***

Ещё одно литературное произведение, о котором хотелось бы упомянуть здесь, это «1984 год», где разница между верой и парадигмой освещается аксиомой главного героя Уинстона Смита: «Свобода — это свобода сказать, что два плюс два равно четырём. Если это разрешено, всё остальное последует». Позже, во время курса по де/репрограммированию в министерстве Любви, Уинстон узнал, что разрешённое может быть запрещено, и два плюс два на самом деле равно пяти, или трём, или как будет угодно партии. Но благодетелям-мучителям Уинстона было недостаточно сделать эту маленькую перенастройку в его системе убеждений. Даже последний лоскутик его самости, самая истинная истина в сердце его сердец, которую, он был убеждён, у него никогда не смогут отнять – его любовь к Джулии – может быть, как он узнал в комнате 101, сорвана с него за пару минут, как и любая другая вера.
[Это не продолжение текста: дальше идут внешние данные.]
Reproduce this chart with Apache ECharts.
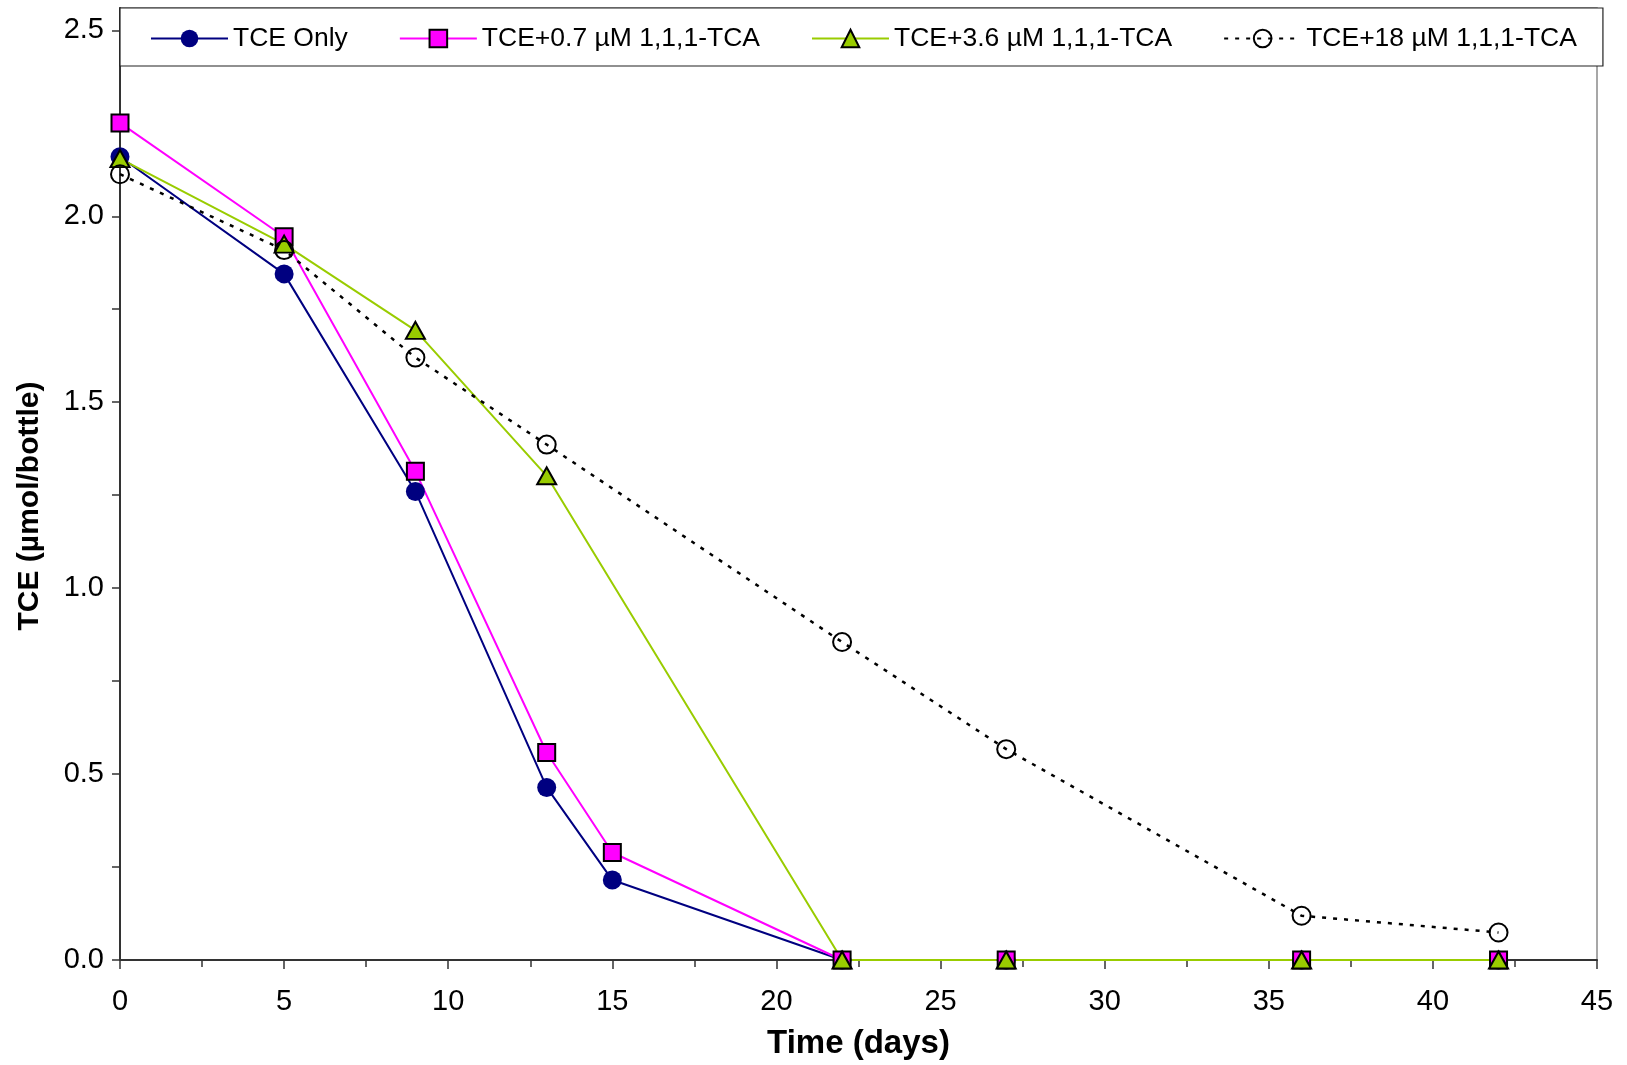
<!DOCTYPE html>
<html>
<head>
<meta charset="utf-8">
<script src="https://cdn.jsdelivr.net/npm/echarts@6/dist/echarts.min.js"></script>
<style>
html,body{margin:0;padding:0;background:#fff;}
#chart{width:1627px;height:1065px;}
</style>
</head>
<body>
<div id="chart"></div>
<script>
// ---- data ----
const seriesNames = ['TCE Only', 'TCE+0.7 µM 1,1,1-TCA', 'TCE+3.6 µM 1,1,1-TCA', 'TCE+18 µM 1,1,1-TCA'];
const daysA = [0, 5, 9, 13, 15, 22, 27, 36, 42];
const daysB = [0, 5, 9, 13, 22, 27, 36, 42];
const tceOnly = [2.160, 1.845, 1.260, 0.464, 0.215, 0, 0, 0, 0];
const tce07 = [2.251, 1.945, 1.314, 0.558, 0.289, 0, 0, 0, 0];
const tce36 = [2.155, 1.925, 1.693, 1.302, 0, 0, 0, 0];
const tce18 = [2.113, 1.909, 1.620, 1.386, 0.855, 0.567, 0.119, 0.074];
const yLabelValues = [0, 0.5, 1.0, 1.5, 2.0, 2.5];
const yTickValues = [0, 0.25, 0.5, 0.75, 1.0, 1.25, 1.5, 1.75, 2.0, 2.25, 2.5];

const pairs = (xs, ys) => xs.map((x, i) => [x, ys[i]]);

const FONT = 'Liberation Sans, Arial, sans-serif';
const chart = echarts.init(document.getElementById('chart'), null, {renderer: 'canvas'});

chart.setOption({
  animation: false,
  backgroundColor: '#fff',
  textStyle: {fontFamily: FONT},
  grid: {
    left: 120, right: 30, top: 8, bottom: 104,
    show: true, borderColor: '#8a8a8a', borderWidth: 1.5, backgroundColor: 'transparent'
  },
  legend: {
    left: 120, top: 8,
    padding: [17, 26, 14, 30],
    itemGap: 51,
    itemWidth: 77, itemHeight: 22,
    backgroundColor: '#fff',
    borderColor: '#222', borderWidth: 1.2,
    textStyle: {fontFamily: FONT, fontSize: 26.5, color: '#000'},
    data: seriesNames
  },
  xAxis: {
    type: 'value', min: 0, max: 45, interval: 5,
    name: 'Time (days)', nameLocation: 'middle', nameGap: 67,
    nameTextStyle: {fontFamily: FONT, fontSize: 33, fontWeight: 'bold', color: '#000'},
    axisLine: {show: true, lineStyle: {color: '#333', width: 2}},
    axisTick: {show: true, length: 9, lineStyle: {color: '#333', width: 1.5}},
    minorTick: {show: true, splitNumber: 2, length: 7, lineStyle: {color: '#333', width: 1.5}},
    axisLabel: {fontFamily: FONT, fontSize: 29, color: '#000', margin: 27},
    splitLine: {show: false}
  },
  yAxis: {
    type: 'value', min: 0, max: 2.56,
    name: 'TCE (µmol/bottle)', nameLocation: 'middle', nameGap: 75,
    nameTextStyle: {fontFamily: FONT, fontSize: 30, fontWeight: 'bold', color: '#000', padding: [0, 44, 0, 0]},
    axisLine: {show: true, lineStyle: {color: '#333', width: 2}},
    axisTick: {show: true, length: 8, customValues: yTickValues, lineStyle: {color: '#333', width: 1.5}},
    axisLabel: {fontFamily: FONT, fontSize: 29, color: '#000', margin: 16,
      customValues: yLabelValues, formatter: v => Number(v).toFixed(1)},
    splitLine: {show: false}
  },
  series: [
    {
      name: seriesNames[0], type: 'line', data: pairs(daysA, tceOnly),
      symbol: 'circle', symbolSize: 19,
      itemStyle: {color: '#000080'},
      lineStyle: {color: '#000080', width: 2}
    },
    {
      name: seriesNames[1], type: 'line', data: pairs(daysA, tce07),
      symbol: 'rect', symbolSize: 17,
      itemStyle: {color: '#ff00ff', borderColor: '#000', borderWidth: 2},
      lineStyle: {color: '#ff00ff', width: 2}
    },
    {
      name: seriesNames[2], type: 'line', data: pairs(daysB, tce36),
      symbol: 'triangle', symbolSize: [19, 17],
      itemStyle: {color: '#99cc00', borderColor: '#000', borderWidth: 2},
      lineStyle: {color: '#99cc00', width: 2}
    },
    {
      name: seriesNames[3], type: 'line', data: pairs(daysB, tce18),
      symbol: 'circle', symbolSize: 18,
      itemStyle: {color: 'rgba(255,255,255,0)', borderColor: '#000', borderWidth: 2},
      lineStyle: {color: '#000', width: 2.5, type: [4, 7]}
    }
  ]
});
</script>
</body>
</html>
Так был убит Будда Уинстона Смита. За исключением субъективного «Я Есть» всё знание — это вера, а все веры всего лишь бижутерия, которую можно сорвать и выбросить в сточную канаву, так как это лишь дешёвые безделушки. Не мы имеем убеждения, они имеют нас. Два плюс два равно четырём верно в точности так же, как и два плюс два равно пяти. Самая истинная истина, которую мы храним в сердце наших сердец, верна не больше, чем правда, которую мы говорим детям и гаишникам. Два плюс два равно ровно столько, сколько мы пожелаем. Именно это О'Брайен, спасительмучитель Уинстона Смита, называет коллективным солипсизмом, или его противоположностью.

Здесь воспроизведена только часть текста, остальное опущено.